SHORT PROBLEM:
Pictures are excluded. Copy exactly, and only, the lines from the one containing "Output the component" through the one containing "const isMajorY = (v: number)", both ends included.

(Data entries)
============

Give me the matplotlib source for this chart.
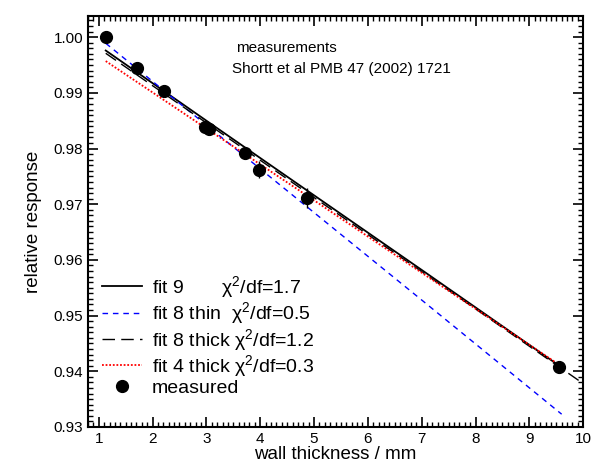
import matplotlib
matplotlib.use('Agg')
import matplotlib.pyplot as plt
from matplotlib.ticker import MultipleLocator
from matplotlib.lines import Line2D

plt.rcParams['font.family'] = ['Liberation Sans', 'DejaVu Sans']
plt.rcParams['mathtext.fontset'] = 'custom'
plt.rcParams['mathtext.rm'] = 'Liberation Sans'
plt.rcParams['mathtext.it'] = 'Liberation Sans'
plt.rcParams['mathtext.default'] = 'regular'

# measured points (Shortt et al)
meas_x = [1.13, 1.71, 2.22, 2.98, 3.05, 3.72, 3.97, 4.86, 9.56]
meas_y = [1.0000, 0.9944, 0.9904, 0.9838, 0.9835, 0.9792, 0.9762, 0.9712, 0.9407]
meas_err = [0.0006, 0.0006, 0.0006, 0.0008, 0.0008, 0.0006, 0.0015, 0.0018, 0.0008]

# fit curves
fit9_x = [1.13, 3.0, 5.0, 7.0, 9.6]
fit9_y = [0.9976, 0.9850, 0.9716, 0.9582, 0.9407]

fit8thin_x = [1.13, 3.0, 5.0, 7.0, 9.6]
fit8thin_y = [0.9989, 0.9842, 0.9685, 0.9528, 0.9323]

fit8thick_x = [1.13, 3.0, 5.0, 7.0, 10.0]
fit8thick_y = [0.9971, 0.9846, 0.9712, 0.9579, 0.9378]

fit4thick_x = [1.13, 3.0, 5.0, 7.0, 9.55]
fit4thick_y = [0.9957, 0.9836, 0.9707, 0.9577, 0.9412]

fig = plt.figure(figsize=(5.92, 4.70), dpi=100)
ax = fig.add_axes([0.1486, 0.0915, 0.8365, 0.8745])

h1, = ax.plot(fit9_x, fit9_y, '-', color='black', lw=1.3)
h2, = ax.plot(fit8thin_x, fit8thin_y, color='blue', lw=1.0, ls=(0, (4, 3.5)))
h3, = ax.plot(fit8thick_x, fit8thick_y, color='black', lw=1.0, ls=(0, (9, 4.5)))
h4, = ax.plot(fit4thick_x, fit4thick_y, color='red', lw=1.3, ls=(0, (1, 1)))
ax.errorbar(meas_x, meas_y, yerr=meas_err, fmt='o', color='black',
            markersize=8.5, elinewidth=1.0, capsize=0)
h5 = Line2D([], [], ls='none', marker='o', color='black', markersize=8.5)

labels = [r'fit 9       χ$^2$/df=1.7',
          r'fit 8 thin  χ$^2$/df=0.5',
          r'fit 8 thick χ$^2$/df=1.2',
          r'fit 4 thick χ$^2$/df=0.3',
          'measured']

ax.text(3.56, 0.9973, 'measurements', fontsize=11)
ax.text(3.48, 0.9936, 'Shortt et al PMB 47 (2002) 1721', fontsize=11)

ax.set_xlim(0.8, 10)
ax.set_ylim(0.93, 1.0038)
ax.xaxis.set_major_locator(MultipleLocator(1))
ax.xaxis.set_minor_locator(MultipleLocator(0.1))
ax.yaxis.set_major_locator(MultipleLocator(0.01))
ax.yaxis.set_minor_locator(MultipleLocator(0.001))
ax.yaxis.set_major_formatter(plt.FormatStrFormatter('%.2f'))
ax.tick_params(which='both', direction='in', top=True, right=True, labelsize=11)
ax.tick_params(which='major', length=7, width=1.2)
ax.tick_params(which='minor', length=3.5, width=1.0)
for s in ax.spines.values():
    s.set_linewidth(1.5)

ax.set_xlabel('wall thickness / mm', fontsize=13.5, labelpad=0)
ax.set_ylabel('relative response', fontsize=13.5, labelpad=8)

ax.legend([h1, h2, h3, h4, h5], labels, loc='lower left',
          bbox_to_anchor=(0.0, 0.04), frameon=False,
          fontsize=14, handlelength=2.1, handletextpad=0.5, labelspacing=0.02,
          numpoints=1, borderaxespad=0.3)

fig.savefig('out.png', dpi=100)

============

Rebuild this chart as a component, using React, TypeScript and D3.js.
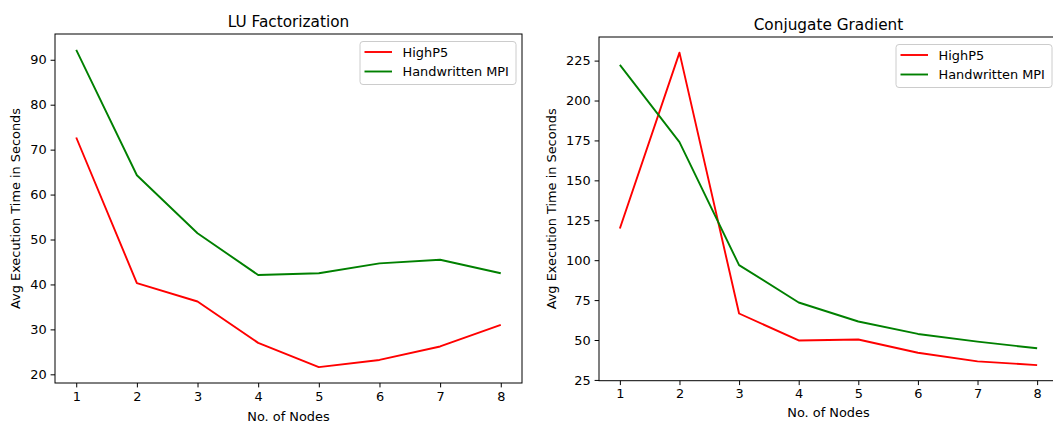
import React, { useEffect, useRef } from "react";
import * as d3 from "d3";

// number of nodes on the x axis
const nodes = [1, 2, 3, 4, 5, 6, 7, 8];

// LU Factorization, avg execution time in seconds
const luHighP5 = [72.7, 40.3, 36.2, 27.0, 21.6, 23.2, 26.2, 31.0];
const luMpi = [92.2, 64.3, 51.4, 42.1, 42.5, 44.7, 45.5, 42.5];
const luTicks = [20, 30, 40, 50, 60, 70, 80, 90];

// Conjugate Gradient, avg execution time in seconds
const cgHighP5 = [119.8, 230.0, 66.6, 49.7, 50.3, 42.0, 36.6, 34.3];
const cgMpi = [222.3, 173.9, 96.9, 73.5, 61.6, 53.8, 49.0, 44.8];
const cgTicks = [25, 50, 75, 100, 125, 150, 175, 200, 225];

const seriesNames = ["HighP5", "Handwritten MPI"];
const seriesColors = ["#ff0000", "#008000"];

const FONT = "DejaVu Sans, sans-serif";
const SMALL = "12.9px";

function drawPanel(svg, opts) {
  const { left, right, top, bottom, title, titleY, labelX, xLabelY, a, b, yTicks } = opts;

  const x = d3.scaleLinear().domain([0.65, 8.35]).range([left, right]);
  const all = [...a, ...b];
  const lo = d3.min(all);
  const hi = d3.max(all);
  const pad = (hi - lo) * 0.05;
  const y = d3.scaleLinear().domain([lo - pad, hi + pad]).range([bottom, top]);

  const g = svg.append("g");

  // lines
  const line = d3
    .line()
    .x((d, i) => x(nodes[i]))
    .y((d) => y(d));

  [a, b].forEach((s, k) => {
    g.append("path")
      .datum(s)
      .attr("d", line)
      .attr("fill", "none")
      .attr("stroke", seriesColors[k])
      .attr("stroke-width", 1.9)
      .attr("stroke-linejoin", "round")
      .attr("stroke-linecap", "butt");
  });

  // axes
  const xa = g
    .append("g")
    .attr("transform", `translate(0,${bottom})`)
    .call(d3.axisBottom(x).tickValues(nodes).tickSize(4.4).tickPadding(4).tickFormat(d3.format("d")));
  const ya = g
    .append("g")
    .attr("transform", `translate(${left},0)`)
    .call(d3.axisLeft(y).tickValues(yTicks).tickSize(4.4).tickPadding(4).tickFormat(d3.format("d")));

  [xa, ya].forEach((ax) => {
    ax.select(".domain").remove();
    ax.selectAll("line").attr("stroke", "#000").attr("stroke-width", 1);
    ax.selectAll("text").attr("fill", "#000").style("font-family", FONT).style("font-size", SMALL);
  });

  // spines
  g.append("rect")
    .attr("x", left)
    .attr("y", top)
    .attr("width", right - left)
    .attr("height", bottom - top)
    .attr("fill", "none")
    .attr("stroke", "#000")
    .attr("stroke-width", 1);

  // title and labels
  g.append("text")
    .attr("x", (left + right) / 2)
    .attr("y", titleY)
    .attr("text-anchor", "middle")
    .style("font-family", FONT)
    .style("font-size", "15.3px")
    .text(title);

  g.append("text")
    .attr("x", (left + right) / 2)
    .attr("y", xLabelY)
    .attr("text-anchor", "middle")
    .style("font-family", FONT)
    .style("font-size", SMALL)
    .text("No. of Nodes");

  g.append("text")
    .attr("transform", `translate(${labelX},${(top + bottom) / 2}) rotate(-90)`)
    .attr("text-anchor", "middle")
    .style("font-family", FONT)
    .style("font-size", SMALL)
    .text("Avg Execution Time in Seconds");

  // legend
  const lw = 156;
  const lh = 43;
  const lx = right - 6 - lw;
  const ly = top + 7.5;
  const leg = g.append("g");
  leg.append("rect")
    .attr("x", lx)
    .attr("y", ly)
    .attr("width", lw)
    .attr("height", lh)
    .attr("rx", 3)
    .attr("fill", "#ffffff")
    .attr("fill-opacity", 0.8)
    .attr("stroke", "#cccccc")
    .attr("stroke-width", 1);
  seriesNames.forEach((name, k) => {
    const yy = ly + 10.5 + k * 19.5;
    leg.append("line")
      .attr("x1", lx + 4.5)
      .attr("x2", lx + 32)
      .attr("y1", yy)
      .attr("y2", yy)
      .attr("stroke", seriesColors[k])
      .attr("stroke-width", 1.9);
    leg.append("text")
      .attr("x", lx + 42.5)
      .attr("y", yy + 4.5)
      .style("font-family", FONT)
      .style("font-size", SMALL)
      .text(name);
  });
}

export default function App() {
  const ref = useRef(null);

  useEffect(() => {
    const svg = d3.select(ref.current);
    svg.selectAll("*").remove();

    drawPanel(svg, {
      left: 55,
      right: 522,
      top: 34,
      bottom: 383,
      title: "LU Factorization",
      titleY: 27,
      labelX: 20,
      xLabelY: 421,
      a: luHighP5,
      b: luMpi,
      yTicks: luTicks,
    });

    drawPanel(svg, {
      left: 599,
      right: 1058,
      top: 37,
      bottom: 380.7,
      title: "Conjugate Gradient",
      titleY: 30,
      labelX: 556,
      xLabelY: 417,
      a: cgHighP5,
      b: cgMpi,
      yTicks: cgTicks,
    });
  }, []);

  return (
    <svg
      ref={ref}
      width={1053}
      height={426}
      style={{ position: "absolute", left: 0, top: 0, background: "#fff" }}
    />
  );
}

============

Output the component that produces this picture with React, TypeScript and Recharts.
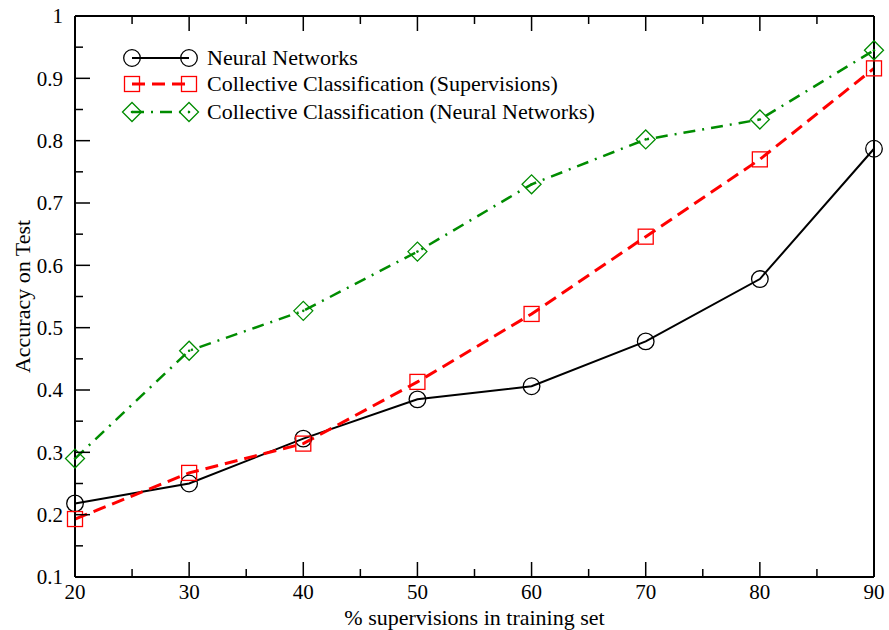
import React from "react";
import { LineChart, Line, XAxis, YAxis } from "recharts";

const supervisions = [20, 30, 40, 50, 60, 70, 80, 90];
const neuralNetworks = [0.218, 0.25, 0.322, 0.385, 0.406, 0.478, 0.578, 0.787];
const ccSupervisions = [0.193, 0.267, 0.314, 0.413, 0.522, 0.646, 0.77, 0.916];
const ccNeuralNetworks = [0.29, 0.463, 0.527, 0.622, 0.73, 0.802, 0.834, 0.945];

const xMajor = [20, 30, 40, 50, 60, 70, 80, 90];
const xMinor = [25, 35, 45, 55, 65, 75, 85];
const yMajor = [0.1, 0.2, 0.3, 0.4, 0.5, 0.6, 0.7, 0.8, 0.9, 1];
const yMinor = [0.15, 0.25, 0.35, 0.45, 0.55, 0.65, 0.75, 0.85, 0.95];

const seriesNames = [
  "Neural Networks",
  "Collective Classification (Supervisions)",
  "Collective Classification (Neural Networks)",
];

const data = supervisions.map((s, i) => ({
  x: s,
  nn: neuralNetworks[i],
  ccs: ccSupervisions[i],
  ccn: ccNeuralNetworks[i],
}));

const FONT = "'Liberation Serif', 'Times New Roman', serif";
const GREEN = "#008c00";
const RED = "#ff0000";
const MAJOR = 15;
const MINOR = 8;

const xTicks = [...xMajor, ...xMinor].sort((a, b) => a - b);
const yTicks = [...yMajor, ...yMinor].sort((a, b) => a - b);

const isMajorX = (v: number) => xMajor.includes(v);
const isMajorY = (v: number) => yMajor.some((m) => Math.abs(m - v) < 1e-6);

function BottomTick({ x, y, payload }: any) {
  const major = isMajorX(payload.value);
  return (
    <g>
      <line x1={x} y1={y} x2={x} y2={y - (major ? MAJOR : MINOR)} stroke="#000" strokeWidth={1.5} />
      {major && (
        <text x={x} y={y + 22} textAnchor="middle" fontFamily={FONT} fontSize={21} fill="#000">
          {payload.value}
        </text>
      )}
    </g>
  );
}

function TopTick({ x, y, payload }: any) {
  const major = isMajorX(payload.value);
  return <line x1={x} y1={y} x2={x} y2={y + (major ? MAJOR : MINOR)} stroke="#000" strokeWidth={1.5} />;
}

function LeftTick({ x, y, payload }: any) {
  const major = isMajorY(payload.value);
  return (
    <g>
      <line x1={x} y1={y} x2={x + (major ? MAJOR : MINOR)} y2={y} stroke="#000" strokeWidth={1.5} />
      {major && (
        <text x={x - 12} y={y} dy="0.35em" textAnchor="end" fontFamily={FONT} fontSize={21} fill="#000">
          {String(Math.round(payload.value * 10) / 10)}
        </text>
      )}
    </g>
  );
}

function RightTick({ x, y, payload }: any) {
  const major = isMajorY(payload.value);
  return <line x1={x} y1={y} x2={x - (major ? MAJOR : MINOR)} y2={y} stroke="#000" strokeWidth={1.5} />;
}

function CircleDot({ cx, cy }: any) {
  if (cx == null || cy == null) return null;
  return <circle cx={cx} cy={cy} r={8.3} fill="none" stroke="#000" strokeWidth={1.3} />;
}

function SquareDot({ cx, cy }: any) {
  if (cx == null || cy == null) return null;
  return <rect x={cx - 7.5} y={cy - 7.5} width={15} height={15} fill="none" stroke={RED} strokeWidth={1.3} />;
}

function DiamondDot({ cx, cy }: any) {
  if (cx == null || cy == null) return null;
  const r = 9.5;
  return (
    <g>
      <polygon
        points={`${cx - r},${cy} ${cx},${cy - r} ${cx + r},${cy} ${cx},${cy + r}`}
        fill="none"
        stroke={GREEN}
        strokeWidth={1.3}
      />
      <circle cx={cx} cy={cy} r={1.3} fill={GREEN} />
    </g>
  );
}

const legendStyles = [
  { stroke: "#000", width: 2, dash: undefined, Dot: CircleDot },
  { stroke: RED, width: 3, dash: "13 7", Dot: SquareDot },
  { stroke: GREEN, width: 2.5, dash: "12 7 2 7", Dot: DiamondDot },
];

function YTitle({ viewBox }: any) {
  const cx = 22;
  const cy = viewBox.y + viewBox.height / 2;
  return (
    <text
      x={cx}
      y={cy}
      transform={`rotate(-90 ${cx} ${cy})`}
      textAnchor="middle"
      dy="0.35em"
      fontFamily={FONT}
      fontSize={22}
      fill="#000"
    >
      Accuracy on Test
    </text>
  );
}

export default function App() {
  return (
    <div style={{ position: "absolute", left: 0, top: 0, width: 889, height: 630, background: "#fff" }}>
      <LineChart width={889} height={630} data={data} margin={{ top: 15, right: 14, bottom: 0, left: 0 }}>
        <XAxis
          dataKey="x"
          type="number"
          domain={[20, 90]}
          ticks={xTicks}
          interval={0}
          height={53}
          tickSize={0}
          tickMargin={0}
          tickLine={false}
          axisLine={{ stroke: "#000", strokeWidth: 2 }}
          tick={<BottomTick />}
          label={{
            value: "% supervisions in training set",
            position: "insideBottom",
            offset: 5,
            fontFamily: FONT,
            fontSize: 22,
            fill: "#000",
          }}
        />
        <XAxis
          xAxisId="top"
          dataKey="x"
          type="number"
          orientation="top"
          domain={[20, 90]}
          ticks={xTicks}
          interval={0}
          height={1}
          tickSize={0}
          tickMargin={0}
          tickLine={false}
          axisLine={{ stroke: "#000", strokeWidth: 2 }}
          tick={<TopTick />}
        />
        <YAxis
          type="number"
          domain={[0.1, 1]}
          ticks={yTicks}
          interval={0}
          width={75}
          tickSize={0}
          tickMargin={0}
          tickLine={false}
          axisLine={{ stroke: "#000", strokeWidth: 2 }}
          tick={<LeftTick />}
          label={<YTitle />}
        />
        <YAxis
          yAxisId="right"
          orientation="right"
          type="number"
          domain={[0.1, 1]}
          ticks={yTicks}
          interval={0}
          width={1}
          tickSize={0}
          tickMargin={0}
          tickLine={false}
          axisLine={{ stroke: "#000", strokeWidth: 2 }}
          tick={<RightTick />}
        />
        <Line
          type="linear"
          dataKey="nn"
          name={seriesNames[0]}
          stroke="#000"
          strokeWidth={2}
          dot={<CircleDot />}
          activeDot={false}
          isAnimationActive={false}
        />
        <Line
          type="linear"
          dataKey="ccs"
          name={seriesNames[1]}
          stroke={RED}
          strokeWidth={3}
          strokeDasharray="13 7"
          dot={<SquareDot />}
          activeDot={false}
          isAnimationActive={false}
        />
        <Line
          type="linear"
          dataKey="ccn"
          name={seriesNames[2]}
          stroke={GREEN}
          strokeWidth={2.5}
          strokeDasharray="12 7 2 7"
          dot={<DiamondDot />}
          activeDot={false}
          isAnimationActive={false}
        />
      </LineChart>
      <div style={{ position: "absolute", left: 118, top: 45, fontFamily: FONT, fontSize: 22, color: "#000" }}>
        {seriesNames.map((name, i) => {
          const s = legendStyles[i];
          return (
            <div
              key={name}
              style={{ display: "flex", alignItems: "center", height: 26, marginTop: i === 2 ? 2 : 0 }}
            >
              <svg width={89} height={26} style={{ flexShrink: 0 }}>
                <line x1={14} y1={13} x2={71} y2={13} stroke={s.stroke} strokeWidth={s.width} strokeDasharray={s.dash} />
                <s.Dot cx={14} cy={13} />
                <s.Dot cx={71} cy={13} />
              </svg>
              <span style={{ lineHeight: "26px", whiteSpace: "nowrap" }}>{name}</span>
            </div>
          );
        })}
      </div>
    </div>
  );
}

============

OUTPUT FOR THIS EXERCISE:
Output the component that produces this picture with React, TypeScript and Recharts.
import React from "react";
import { LineChart, Line, XAxis, YAxis } from "recharts";

const supervisions = [20, 30, 40, 50, 60, 70, 80, 90];
const neuralNetworks = [0.218, 0.25, 0.322, 0.385, 0.406, 0.478, 0.578, 0.787];
const ccSupervisions = [0.193, 0.267, 0.314, 0.413, 0.522, 0.646, 0.77, 0.916];
const ccNeuralNetworks = [0.29, 0.463, 0.527, 0.622, 0.73, 0.802, 0.834, 0.945];

const xMajor = [20, 30, 40, 50, 60, 70, 80, 90];
const xMinor = [25, 35, 45, 55, 65, 75, 85];
const yMajor = [0.1, 0.2, 0.3, 0.4, 0.5, 0.6, 0.7, 0.8, 0.9, 1];
const yMinor = [0.15, 0.25, 0.35, 0.45, 0.55, 0.65, 0.75, 0.85, 0.95];

const seriesNames = [
  "Neural Networks",
  "Collective Classification (Supervisions)",
  "Collective Classification (Neural Networks)",
];

const data = supervisions.map((s, i) => ({
  x: s,
  nn: neuralNetworks[i],
  ccs: ccSupervisions[i],
  ccn: ccNeuralNetworks[i],
}));

const FONT = "'Liberation Serif', 'Times New Roman', serif";
const GREEN = "#008c00";
const RED = "#ff0000";
const MAJOR = 15;
const MINOR = 8;

const xTicks = [...xMajor, ...xMinor].sort((a, b) => a - b);
const yTicks = [...yMajor, ...yMinor].sort((a, b) => a - b);

const isMajorX = (v: number) => xMajor.includes(v);
const isMajorY = (v: number) => yMajor.some((m) => Math.abs(m - v) < 1e-6);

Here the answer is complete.